-Excuse me. I used to work for CIBC and... What do you think the ratio is... of five people... is there one who would buy someone a hamburger?
Immediately the man burst into tears. Each of us looked awkwardly at each other, and as I was the closest to the man, I felt compelled to oblige. I tried to comfort him, reassuredly saying,
-Of course I will. I'll be right back.
So I walked a few store fronts down and bought the man two hamburgers from McDonalds. When I had returned back to the bench, one of my friends was sitting with the man and talking to him. I put my hand on the man's shoulder,
-Here you go. And not just one. I figured you could use two.
-Oh thank you. Thank you. I'll eat this one now, and save the other one for later.
I began to listen to the man as he shared the many reasons for his breakdown. It was rare for him to make it through a sentence without bursting into tears, and holding his face in his hands.

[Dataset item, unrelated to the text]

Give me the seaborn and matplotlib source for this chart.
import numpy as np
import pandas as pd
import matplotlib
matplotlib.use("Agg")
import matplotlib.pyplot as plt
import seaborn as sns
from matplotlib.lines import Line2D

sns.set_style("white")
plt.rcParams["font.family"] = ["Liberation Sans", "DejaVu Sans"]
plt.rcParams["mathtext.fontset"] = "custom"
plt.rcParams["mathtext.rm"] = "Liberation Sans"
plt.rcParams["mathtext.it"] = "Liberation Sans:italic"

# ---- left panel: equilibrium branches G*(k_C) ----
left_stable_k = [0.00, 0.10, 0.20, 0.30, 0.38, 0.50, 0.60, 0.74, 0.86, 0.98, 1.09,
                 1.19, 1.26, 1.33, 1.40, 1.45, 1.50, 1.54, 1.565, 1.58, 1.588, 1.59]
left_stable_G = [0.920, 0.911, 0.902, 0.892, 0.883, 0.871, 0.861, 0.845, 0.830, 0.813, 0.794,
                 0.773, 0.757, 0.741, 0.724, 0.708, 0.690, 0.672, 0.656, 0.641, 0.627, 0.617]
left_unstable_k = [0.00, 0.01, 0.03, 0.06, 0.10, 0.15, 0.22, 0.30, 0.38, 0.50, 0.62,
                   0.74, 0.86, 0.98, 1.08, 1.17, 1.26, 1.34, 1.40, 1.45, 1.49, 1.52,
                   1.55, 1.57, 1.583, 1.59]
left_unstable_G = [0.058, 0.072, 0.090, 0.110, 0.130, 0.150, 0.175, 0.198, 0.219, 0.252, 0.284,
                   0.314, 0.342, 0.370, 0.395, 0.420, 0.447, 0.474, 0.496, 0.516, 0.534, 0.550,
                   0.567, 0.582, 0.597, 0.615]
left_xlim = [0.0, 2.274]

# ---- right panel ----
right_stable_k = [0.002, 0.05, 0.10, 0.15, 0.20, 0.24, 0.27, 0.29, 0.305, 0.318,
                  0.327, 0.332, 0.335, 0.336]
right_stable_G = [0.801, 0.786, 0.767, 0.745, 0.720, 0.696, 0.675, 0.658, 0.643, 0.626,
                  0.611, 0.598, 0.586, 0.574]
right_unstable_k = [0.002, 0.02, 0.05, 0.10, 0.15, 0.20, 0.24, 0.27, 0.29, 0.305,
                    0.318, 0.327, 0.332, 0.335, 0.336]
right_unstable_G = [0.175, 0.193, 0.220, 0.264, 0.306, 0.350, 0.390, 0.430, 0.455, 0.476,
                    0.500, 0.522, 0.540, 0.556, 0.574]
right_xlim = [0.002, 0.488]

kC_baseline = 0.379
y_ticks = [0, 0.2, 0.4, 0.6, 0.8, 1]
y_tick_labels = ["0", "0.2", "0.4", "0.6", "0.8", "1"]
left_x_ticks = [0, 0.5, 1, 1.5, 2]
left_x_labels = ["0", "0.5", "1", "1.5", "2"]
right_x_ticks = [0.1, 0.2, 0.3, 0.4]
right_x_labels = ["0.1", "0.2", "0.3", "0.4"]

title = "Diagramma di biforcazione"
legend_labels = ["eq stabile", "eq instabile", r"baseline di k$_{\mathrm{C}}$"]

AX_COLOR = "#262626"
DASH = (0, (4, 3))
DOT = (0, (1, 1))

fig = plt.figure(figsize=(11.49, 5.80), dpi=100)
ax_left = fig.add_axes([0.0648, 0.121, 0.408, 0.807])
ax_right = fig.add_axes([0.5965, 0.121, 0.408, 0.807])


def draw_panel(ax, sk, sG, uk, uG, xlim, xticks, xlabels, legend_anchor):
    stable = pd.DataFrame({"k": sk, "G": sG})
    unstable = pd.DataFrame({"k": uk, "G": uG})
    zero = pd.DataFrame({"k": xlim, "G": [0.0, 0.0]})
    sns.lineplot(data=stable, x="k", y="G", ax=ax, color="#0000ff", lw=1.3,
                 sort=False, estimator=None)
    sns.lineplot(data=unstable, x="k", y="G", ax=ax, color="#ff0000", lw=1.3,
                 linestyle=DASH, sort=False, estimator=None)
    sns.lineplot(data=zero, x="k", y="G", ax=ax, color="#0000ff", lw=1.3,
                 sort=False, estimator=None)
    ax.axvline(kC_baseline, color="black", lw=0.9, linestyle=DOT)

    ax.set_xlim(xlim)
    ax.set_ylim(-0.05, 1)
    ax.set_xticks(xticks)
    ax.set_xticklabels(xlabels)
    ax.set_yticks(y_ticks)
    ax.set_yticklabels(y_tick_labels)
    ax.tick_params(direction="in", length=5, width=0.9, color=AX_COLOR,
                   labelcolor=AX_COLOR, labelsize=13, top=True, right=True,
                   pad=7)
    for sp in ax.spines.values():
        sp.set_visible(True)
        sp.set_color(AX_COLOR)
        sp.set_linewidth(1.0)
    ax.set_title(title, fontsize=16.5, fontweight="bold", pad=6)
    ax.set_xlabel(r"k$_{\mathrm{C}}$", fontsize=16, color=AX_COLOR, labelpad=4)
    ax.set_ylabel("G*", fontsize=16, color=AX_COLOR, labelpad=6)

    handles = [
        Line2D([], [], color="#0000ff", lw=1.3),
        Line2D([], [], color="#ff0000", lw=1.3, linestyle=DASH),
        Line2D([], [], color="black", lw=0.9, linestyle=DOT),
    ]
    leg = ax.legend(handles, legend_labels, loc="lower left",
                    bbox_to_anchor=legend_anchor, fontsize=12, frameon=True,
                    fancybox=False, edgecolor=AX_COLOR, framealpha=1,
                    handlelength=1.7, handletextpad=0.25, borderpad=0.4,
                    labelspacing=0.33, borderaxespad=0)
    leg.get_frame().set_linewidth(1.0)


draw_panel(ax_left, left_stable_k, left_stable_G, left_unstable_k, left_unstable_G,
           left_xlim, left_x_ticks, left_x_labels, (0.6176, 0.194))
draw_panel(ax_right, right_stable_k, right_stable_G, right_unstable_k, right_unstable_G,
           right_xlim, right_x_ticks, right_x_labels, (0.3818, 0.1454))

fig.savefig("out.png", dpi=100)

-I am alone, and there is nobody to talk to... (tears). My wife put me in a home down the street a while ago, and now all my family is dead... (sobs). Sometimes I wonder if God is punishing me. Sometimes I ask 'God, why do you hate me?' (more sobbing).
Here are the things I'm noticing about the man at this time: He has an unusually large build up of liquid eye mucus; he has two bracelets, one that says Fall Risk and another with his name, and for some odd reason, a note that he has no family.

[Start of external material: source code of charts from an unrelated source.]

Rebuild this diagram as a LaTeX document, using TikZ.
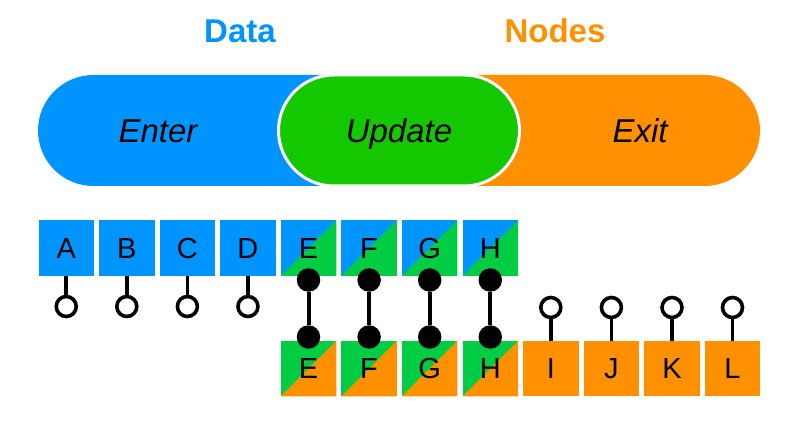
\documentclass[tikz,border=0pt]{standalone}
\usepackage{fontspec}
\setmainfont{Liberation Sans}
\definecolor{dblue}{RGB}{0,148,255}
\definecolor{pgreen}{RGB}{20,200,0}
\definecolor{sgreen}{RGB}{0,204,68}
\definecolor{norange}{RGB}{255,145,0}
\tikzset{
  sq/.style={minimum width=55.5pt, minimum height=55.5pt, inner sep=0pt, outer sep=0pt,
    font=\fontsize{29}{29}\selectfont, text height=20.8pt, text depth=0pt},
  mono/.style={sq, fill=#1},
  duo/.style 2 args={sq, fill=#1, path picture={\fill[#2] (path picture bounding box.south west) -- (path picture bounding box.south east) -- (path picture bounding box.north east) -- cycle;}},
  ring/.style={circle, draw=black, line width=3.6pt, fill=white, minimum size=20pt, inner sep=0pt},
  dot/.style={circle, fill=black, minimum size=23.5pt, inner sep=0pt},
  stem/.style={line width=3.6pt, black},
  link/.style={line width=4pt, black},
  pilltext/.style={font=\fontsize{33}{33}\selectfont\itshape, text height=23.6pt, text depth=0pt, inner sep=0pt},
  head/.style={font=\fontsize{33}{33}\selectfont\bfseries, text height=23.6pt, text depth=0pt, inner sep=0pt}
}
\begin{document}
\begin{tikzpicture}[x=1pt,y=-1pt]
\useasboundingbox[fill=white] (0,0) rectangle (801,425);
% headings
\node[head, text=dblue] (data) at (240,30.5) {Data};
\node[head, text=norange] (nodes) at (555,30.5) {Nodes};
% pills
\fill[dblue, rounded corners=55.5pt] (38,75) rectangle (420,186);
\fill[norange, rounded corners=55.5pt] (380,75) rectangle (760,186);
\filldraw[fill=pgreen, draw=white, line width=3pt, rounded corners=55.5pt] (278.5,75) rectangle (519.5,186);
\node[pilltext] (enter) at (158,130.5) {Enter};
\node[pilltext] (update) at (399,130.5) {Update};
\node[pilltext] (exit) at (640,130.5) {Exit};
% top row
\foreach \n/\x in {A/66.25,B/126.8,C/187.4,D/247.96}{
  \node[mono=dblue] (\n) at (\x,248) {\n};
  \node[ring] (r\n) at (\x,306.5) {};
  \draw[stem] (\n.south) -- (r\n.north);
}
\foreach \n/\x in {E/308.5,F/369.1,G/429.7,H/490.25}{
  \node[duo={dblue}{sgreen}] (\n) at (\x,248) {\n};
  \node[duo={sgreen}{norange}] (\n2) at (\x,368.5) {\n};
}
\foreach \n/\x in {I/550.8,J/611.4,K/672,L/732.5}{
  \node[mono=norange] (\n) at (\x,368.5) {\n};
  \node[ring] (r\n) at (\x,307.5) {};
  \draw[stem] (\n.north) -- (r\n.south);
}
\foreach \n/\x in {E/308.5,F/369.1,G/429.7,H/490.25}{
  \node[dot] (t\n) at (\x,280) {};
  \node[dot] (b\n) at (\x,337) {};
  \draw[link] (t\n) -- (b\n);
}
\end{tikzpicture}
\end{document}
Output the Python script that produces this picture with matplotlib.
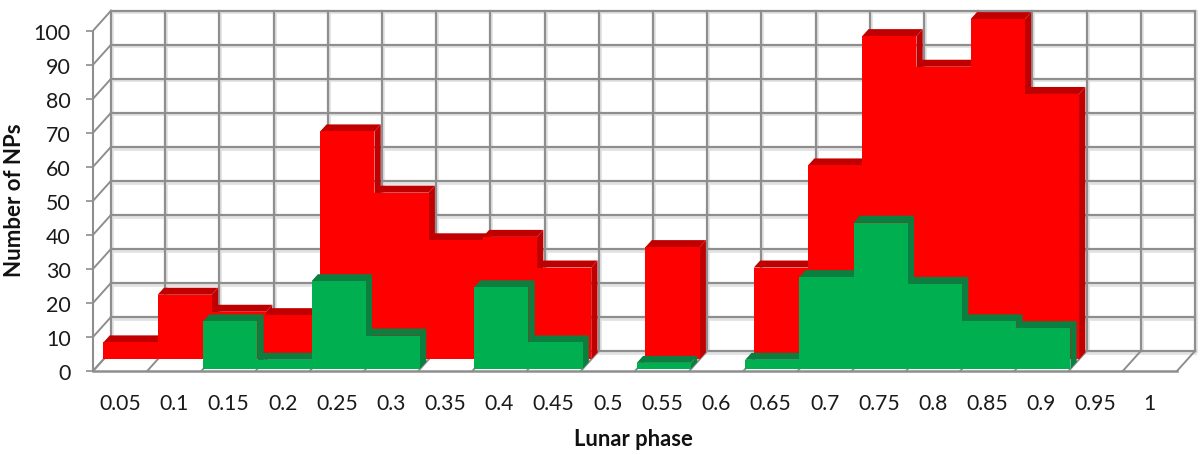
import matplotlib
matplotlib.use("Agg")
import matplotlib.pyplot as plt
import numpy as np

phases = ["0.05", "0.1", "0.15", "0.2", "0.25", "0.3", "0.35", "0.4", "0.45", "0.5",
          "0.55", "0.6", "0.65", "0.7", "0.75", "0.8", "0.85", "0.9", "0.95", "1"]
all_nps = [5, 19, 14, 13, 67, 49, 35, 36, 27, 0, 33, 0, 27, 57, 95, 86, 100, 78, 0, 0]
day_nps = [0, 0, 14, 2.7, 25.8, 9.8, 0, 24, 7.8, 0, 1.8, 0, 2.7, 27, 43, 25, 14, 12, 0, 0]
y_ticks = np.arange(0, 101, 10)

GRID = "#8e8e8e"
HALO = "#e2e2e2"

# figure is 1200x456, all sizes below come from pixels on the reference
PX_X = 54.2   # pixels per category
PX_Y = 3.403  # pixels per count
DEPTH_X = 18 / PX_X
DEPTH_Y = 20 / PX_Y
N = len(phases)


def draw_walls(ax):
    xb = np.arange(N + 1) - 0.5
    for v in y_ticks:
        ax.plot([xb[0] + DEPTH_X, xb[-1] + DEPTH_X], [v + DEPTH_Y - 0.5] * 2, color=HALO, lw=2, zorder=1)
        ax.plot([xb[0] + DEPTH_X, xb[-1] + DEPTH_X], [v + DEPTH_Y] * 2, color=GRID, lw=1.6, zorder=2)
        ax.plot([xb[0], xb[0] + DEPTH_X], [v, v + DEPTH_Y], color=GRID, lw=1.4, zorder=2)
    for x in xb:
        ax.plot([x + DEPTH_X + 0.02] * 2, [DEPTH_Y, 100 + DEPTH_Y], color=HALO, lw=2, zorder=1)
        ax.plot([x + DEPTH_X] * 2, [DEPTH_Y, 100 + DEPTH_Y], color=GRID, lw=1.6, zorder=2)
        ax.plot([x, x + DEPTH_X], [0, DEPTH_Y], color=GRID, lw=1.4, zorder=2)


def draw_row(ax, values, front, back, face, shade, zorder):
    """Draw one row of 3D looking bars, left to right so each one covers the side of the last."""
    x0, y0 = front * DEPTH_X, front * DEPTH_Y
    dx, dy = (back - front) * DEPTH_X, (back - front) * DEPTH_Y
    for i, v in enumerate(values):
        if v == 0:
            continue
        left = i - 0.5 + x0
        right = left + 1
        top = v + y0
        ax.fill([left, right, right + dx, left + dx], [top, top, top + dy, top + dy],
                color=shade, lw=0, zorder=zorder + i * 0.01)
        ax.fill([right, right + dx, right + dx, right], [y0, y0 + dy, top + dy, top],
                color=shade, lw=0, zorder=zorder + i * 0.01)
        ax.bar(left + 0.5, v, width=1, bottom=y0, color=face, lw=0, zorder=zorder + i * 0.01 + 0.001)


plt.rcParams["font.family"] = ["Lato", "DejaVu Sans"]
fig = plt.figure(figsize=(12, 4.56), dpi=100)
ax = fig.add_axes([93 / 1200, 84 / 456, 1107 / 1200, 372 / 456])
ax.set_xlim(-0.5, -0.5 + 1107 / PX_X)
ax.set_ylim(0, 372 / PX_Y)

draw_walls(ax)
draw_row(ax, all_nps, 0.58, 0.93, "#ff0000", "#c00000", 3)
draw_row(ax, day_nps, 0.10, 0.45, "#00b050", "#0a7f3f", 4)

ax.set_xticks(np.arange(N))
ax.set_xticklabels(phases)
ax.set_yticks(y_ticks)
ax.tick_params(axis="x", length=0, pad=16, labelsize=15.2, labelcolor="#1a1a1a")
ax.tick_params(axis="y", length=5, width=1.2, color=GRID, pad=11, labelsize=15.4, labelcolor="#1a1a1a")

for side in ["top", "right"]:
    ax.spines[side].set_visible(False)
ax.spines["left"].set_color(GRID)
ax.spines["left"].set_linewidth(1.5)
ax.spines["left"].set_bounds(0, 100)
ax.spines["bottom"].set_color(GRID)
ax.spines["bottom"].set_linewidth(1.8)
ax.spines["bottom"].set_bounds(-0.5, N - 0.5)

ax.set_xlabel("Lunar phase", fontweight="bold", fontsize=15.8, color="#111111")
ax.xaxis.set_label_coords((633 - 93) / 1107, -(440 - 372) / 372, transform=ax.transAxes)
ax.xaxis.label.set_verticalalignment("center")
ax.set_ylabel("Number of NPs", fontweight="bold", fontsize=16, color="#111111")
ax.yaxis.set_label_coords((15 - 93) / 1107, (372 - 200) / 372, transform=ax.transAxes)
ax.yaxis.label.set_verticalalignment("center")

fig.savefig("out.png", dpi=100)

-I am lonely. It's so lonely when nobody talks to you. I could be dead on the floor of my room for a week and nobody would notice. How can you be happy when nobody cares?
-Well, perhaps you need to find joy in the small things, like a hamburger at the perfect time.
-You're right, I guess.
He takes some more, slow bites.
-I used to work for CIBC. Lived in Fenelon Falls. I had a big house, and I drove a Mercedes. I had the good life, but it means nothing now. I go to dinner with people and nobody talks. It's just so lonely I... (head in hands) I am so lonely. And I ask God why. Does he not love me?

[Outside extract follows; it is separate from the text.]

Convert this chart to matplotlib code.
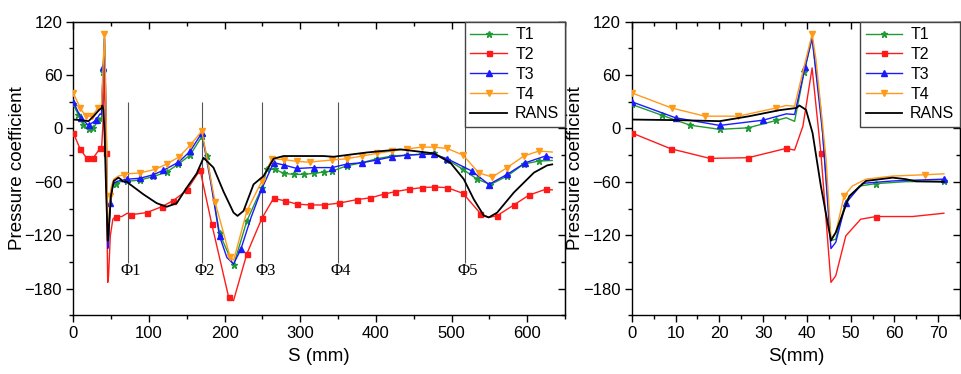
import matplotlib
matplotlib.use("Agg")
import matplotlib.pyplot as plt
from matplotlib.ticker import MultipleLocator

plt.rcParams['font.family'] = ['Liberation Sans', 'DejaVu Sans']

# ---- data: S (mm) and pressure coefficient ----
# near part (S 0-72), shared by both panels; *_m flags which points carry a marker
t1_near_s = [0, 6.8, 13.3, 20.1, 26.6, 33.0, 35.3, 37.2, 39.4, 41.2, 43.2, 45.5, 46.6, 48.9, 52.0, 55.8, 62.6, 71.3]
t1_near_v = [27, 15, 3.7, -1, 0.7, 9, 12, 8, 64, 101.7, 21, -126, -124.5, -81.5, -64.7, -62, -59.8, -59.4]
t1_near_m = [1, 1, 1, 1, 1, 1, 0, 0, 1, 0, 0, 0, 0, 0, 0, 1, 0, 1]

t2_near_s = [0, 8.9, 17.8, 26.6, 35.3, 37.2, 39.1, 41.2, 43.2, 45.5, 46.6, 48.9, 52.3, 55.8, 64.1, 71.3]
t2_near_v = [-5, -22.8, -33.6, -32.9, -22.4, -24.3, 2.6, 68, -27.3, -173, -165.6, -120.7, -102, -99, -99, -95.3]
t2_near_m = [1, 1, 1, 1, 1, 0, 0, 0, 1, 0, 0, 0, 0, 1, 0, 0]

t3_near_s = [0, 10.0, 20.1, 30.0, 35.3, 37.2, 39.6, 41.2, 43.6, 45.5, 46.6, 48.9, 52.7, 59.6, 71.3]
t3_near_v = [30, 12, 3.4, 9.3, 16.4, 15.7, 68.8, 101.7, -5, -135, -128, -84, -61.7, -59, -57]
t3_near_m = [1, 1, 1, 1, 0, 0, 1, 0, 0, 0, 0, 1, 0, 0, 1]

t4_near_s = [0, 9.1, 16.7, 24.3, 33.0, 35.3, 37.2, 39.4, 41.2, 42.1, 44.4, 45.5, 46.6, 48.5, 50.4, 53.5, 59.6, 67.1, 71.3]
t4_near_v = [40, 23, 13.8, 13.8, 23, 25.8, 25, 70, 106, 77, -35, -124, -117, -76, -64.7, -57, -53.5, -52, -51]
t4_near_m = [1, 1, 1, 1, 1, 0, 0, 0, 1, 0, 0, 0, 0, 1, 0, 0, 0, 1, 0]

rans_near_s = [0, 11.0, 20.1, 26.9, 33.8, 37.6, 38.3, 39.8, 41.3, 43.2, 45.5, 46.6, 49.7, 53.5, 59.6, 62.6, 64.9, 71.3]
rans_near_v = [10, 9.3, 8.2, 13.8, 20.6, 23, 25.8, 21, -5, -64.7, -126, -117, -76, -59, -55.3, -57, -59.4, -60]

# far part (S > 72), left panel only
t1_far_s = [88.2, 105.9, 123.5, 139.0, 154.4, 169.9, 176.5, 193.3, 211.8, 229.4, 249.3, 256.0, 267.0, 278.0, 291.3,
            304.5, 317.7, 330.9, 341.9, 361.7, 381.6, 401.4, 421.3, 441.2, 461.0, 476.5, 494.1, 515.3, 533.8, 551.5,
            573.6, 595.6, 615.5, 633.1]
t1_far_v = [-58, -54, -49, -40, -30, -9, -31, -118, -154, -104, -66.5, -46, -46, -50.5, -51.6,
            -51.6, -50.5, -49, -48, -42, -38.5, -34, -31, -30, -29, -28, -35, -46, -57, -63,
            -53.5, -40, -36.6, -36]
t1_far_m = [1] * 33 + [0]

t2_far_s = [75.9, 97.0, 116.9, 132.3, 150.0, 167.6, 183.1, 205.2, 211.8, 229.4, 249.3, 264.8, 280.2, 295.7, 313.3,
            330.9, 350.7, 374.9, 392.6, 410.3, 425.7, 443.4, 461.0, 476.5, 494.1, 515.3, 538.3, 549.3, 560.3, 582.4,
            602.3, 624.3, 633.1]
t2_far_v = [-97, -94.6, -88, -81, -69.5, -46.7, -107.7, -189, -193.6, -141, -101, -78.5, -81.5, -85, -86,
            -86, -84, -80, -78, -74, -71, -68.4, -66.5, -65.8, -66.5, -73, -95.7, -100, -98, -86,
            -75, -68.4, -69]
t2_far_m = [1, 1, 1, 1, 1, 1, 1, 1, 0, 1, 1, 1, 1, 1, 1,
            1, 1, 1, 1, 1, 1, 1, 1, 1, 1, 1, 1, 0, 1, 1,
            1, 1, 0]

t3_far_s = [88.2, 105.9, 119.1, 139.0, 154.4, 169.9, 182.0, 193.3, 203.0, 211.8, 221.5, 235.0, 249.3, 264.8, 278.0,
            295.7, 317.7, 341.9, 361.7, 381.6, 401.4, 421.3, 441.2, 461.0, 476.5, 494.1, 527.2, 549.3, 573.6, 597.8,
            624.3, 633.1]
t3_far_v = [-56, -52, -47, -38, -25.7, -5, -62, -121, -145, -152.5, -135.7, -100, -67.7, -38.5, -41,
            -45, -44, -44, -40, -38.5, -35.5, -31.8, -30, -29, -29, -34, -48, -63, -51.6, -38.5,
            -31, -33]
t3_far_m = [1, 1, 1, 1, 1, 1, 0, 1, 0, 0, 1, 0, 1, 1, 1,
            1, 1, 1, 1, 1, 1, 1, 1, 1, 1, 1, 1, 1, 1, 1,
            1, 0]

t4_far_s = [88.2, 108.1, 123.5, 139.8, 154.4, 169.9, 187.5, 207.4, 212.0, 229.4, 249.3, 262.6, 278.0, 295.7, 313.3,
            322.1, 341.9, 361.7, 381.6, 401.4, 421.3, 441.2, 461.0, 476.5, 494.1, 515.3, 536.1, 553.7, 573.6, 595.6,
            615.5, 633.1]
t4_far_v = [-50, -46, -40, -32, -19, -3, -83, -145, -148, -93, -59, -34, -35, -37, -38,
            -37, -35.5, -34, -31, -28, -25.4, -23, -21, -21, -22.4, -30, -50, -54.6, -44, -31,
            -25.4, -26.5]
t4_far_m = [1, 1, 1, 1, 1, 1, 1, 1, 0, 1, 1, 1, 1, 1, 1,
            0, 1, 1, 1, 1, 1, 1, 1, 1, 1, 1, 1, 1, 1, 1,
            1, 0]

rans_far_s = [75.0, 92.6, 110.3, 123.5, 136.7, 150.0, 163.2, 172.1, 185.3, 198.6, 211.8, 217.1, 225.0, 238.3, 251.5,
              264.8, 278.0, 300.0, 330.9, 344.1, 388.2, 432.3, 476.5, 498.5, 516.2, 529.4, 542.7, 549.3, 560.3, 582.4,
              608.9, 626.5, 633.1]
rans_far_v = [-62.8, -74, -84, -88, -84, -66.5, -50.5, -33, -44, -71, -94.6, -98.3, -92.7, -62.8, -53.5,
              -34, -31, -31, -31, -31.8, -27, -23.5, -28, -38.5, -57, -79.6, -98, -100, -94.6, -72,
              -49.7, -41.5, -40.4]

# section lines
phi_s = [72, 170, 250, 350, 518]
phi_labels = ['Φ1', 'Φ2', 'Φ3', 'Φ4', 'Φ5']

names = ['T1', 'T2', 'T3', 'T4']
colors = ['#1f9a35', '#ff1a1a', '#1a1aff', '#ff9a1a']
markers = ['*', 's', '^', 'v']
msizes = [4.5, 3.6, 4.5, 5]

near = [(t1_near_s, t1_near_v, t1_near_m), (t2_near_s, t2_near_v, t2_near_m),
        (t3_near_s, t3_near_v, t3_near_m), (t4_near_s, t4_near_v, t4_near_m)]
far = [(t1_far_s, t1_far_v, t1_far_m), (t2_far_s, t2_far_v, t2_far_m),
       (t3_far_s, t3_far_v, t3_far_m), (t4_far_s, t4_far_v, t4_far_m)]

fig = plt.figure(figsize=(9.62, 3.74), dpi=100)
ax1 = fig.add_axes([0.0762, 0.157, 0.5111, 0.785])
ax2 = fig.add_axes([0.6567, 0.157, 0.3413, 0.785])


def draw(ax, series, rans_s, rans_v):
    for (s, v, m), name, c, mk, ms in zip(series, names, colors, markers, msizes):
        ax.plot(s, v, color=c, lw=1.0, marker=mk, ms=ms, markevery=[bool(x) for x in m],
                mec=c, mfc=c, label=name, zorder=3)
    ax.plot(rans_s, rans_v, color='black', lw=1.3, label='RANS', zorder=4)
    leg = ax.legend(loc='upper right', bbox_to_anchor=(1, 1), borderaxespad=0, fancybox=False,
                    edgecolor='#444444', framealpha=1, fontsize=11.5, handlelength=2.3,
                    labelspacing=0.3, handletextpad=0.5, borderpad=0.35)
    leg.get_frame().set_linewidth(1.0)
    leg.set_zorder(5)


def style(ax, xmax, xmaj, xmin, xlabel):
    ax.set_xlim(0, xmax)
    ax.set_ylim(-210, 120)
    ax.set_yticks([-180, -120, -60, 0, 60, 120])
    ax.xaxis.set_major_locator(MultipleLocator(xmaj))
    ax.xaxis.set_minor_locator(MultipleLocator(xmin))
    ax.yaxis.set_minor_locator(MultipleLocator(30))
    ax.tick_params(which='both', direction='out', labelsize=12, width=1.0, pad=3)
    ax.tick_params(which='major', length=5)
    ax.tick_params(which='minor', length=3)
    for sp in ax.spines.values():
        sp.set_linewidth(1.0)
    ax.set_ylabel('Pressure coefficient', fontsize=13.5, labelpad=-1)
    ax.set_xlabel(xlabel, fontsize=13.5, labelpad=5)
    top = ax.secondary_xaxis('top')
    top.xaxis.set_major_locator(MultipleLocator(xmaj))
    top.xaxis.set_minor_locator(MultipleLocator(xmin))
    top.tick_params(which='both', direction='in', labeltop=False, width=1.0)
    top.tick_params(which='major', length=5)
    top.tick_params(which='minor', length=3)
    right = ax.secondary_yaxis('right')
    right.set_yticks([-180, -120, -60, 0, 60, 120])
    right.yaxis.set_minor_locator(MultipleLocator(30))
    right.tick_params(which='both', direction='in', labelright=False, width=1.0)
    right.tick_params(which='major', length=5)
    right.tick_params(which='minor', length=3)


# left panel
draw(ax1, [(ns + fs, nv + fv, nm + fm) for (ns, nv, nm), (fs, fv, fm) in zip(near, far)],
     rans_near_s + rans_far_s, rans_near_v + rans_far_v)
ax1.vlines(phi_s, -151, 30, color='#555555', lw=0.8, zorder=2)
for xs, lab in zip(phi_s, phi_labels):
    ax1.text(xs + 4, -160, lab, ha='center', va='center', fontsize=12,
             family=['Liberation Serif', 'DejaVu Serif'])
style(ax1, 650, 100, 50, 'S (mm)')

# right panel
draw(ax2, near, rans_near_s, rans_near_v)
style(ax2, 75, 10, 5, 'S(mm)')

fig.savefig('out.png', dpi=100)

We're still listening as this goes in circles a little bit.
-It makes you not want to live anymore.
I jump in during a pause.
-That's when you have to appreciate the small things. The clean air to breathe. The sunshine and the green trees. See those pigeons down there?
-Think about it: if God can love even those pigeons at our feet, don't you think he'd love you more?
-Oh I feed the pigeons all the time.
A smile emerges on his face, and lingers for a while before he descends into his wounds of loneliness again. My bet at this point is dementia. He doesn't seem to connect everything, and yet there are moments of real clarity - specifically when speaking about the milestones of success that are now meaningless. He sure seems connected to his old Mercedes, and to the truth that the desired vehicle speaks no life into his suffering and loneliness. We talk for a few more minutes before he heads on his way. We make sure to let him know we really appreciated and enjoyed talking to him, and that he was worth talking to. He smiles, clings to his cane and McDonald's bag, and leaves. Very slowly.
This whole episode reminded me of a prince many millennia ago who left his castle to observe the people outside his gate, and all he found was suffering. He went on to teach many that all of the world is suffering; that suffering is truth. I don't buy it though. I am ever thankful that though suffering and loneliness are a part of this life, there is one who speaks belovedness to creation, and I can't help but wonder what this man's life would be like if he knew he was loved. Because he is.
In this moment I saw Hauerwas, Nouwen, and my calling all intertwined.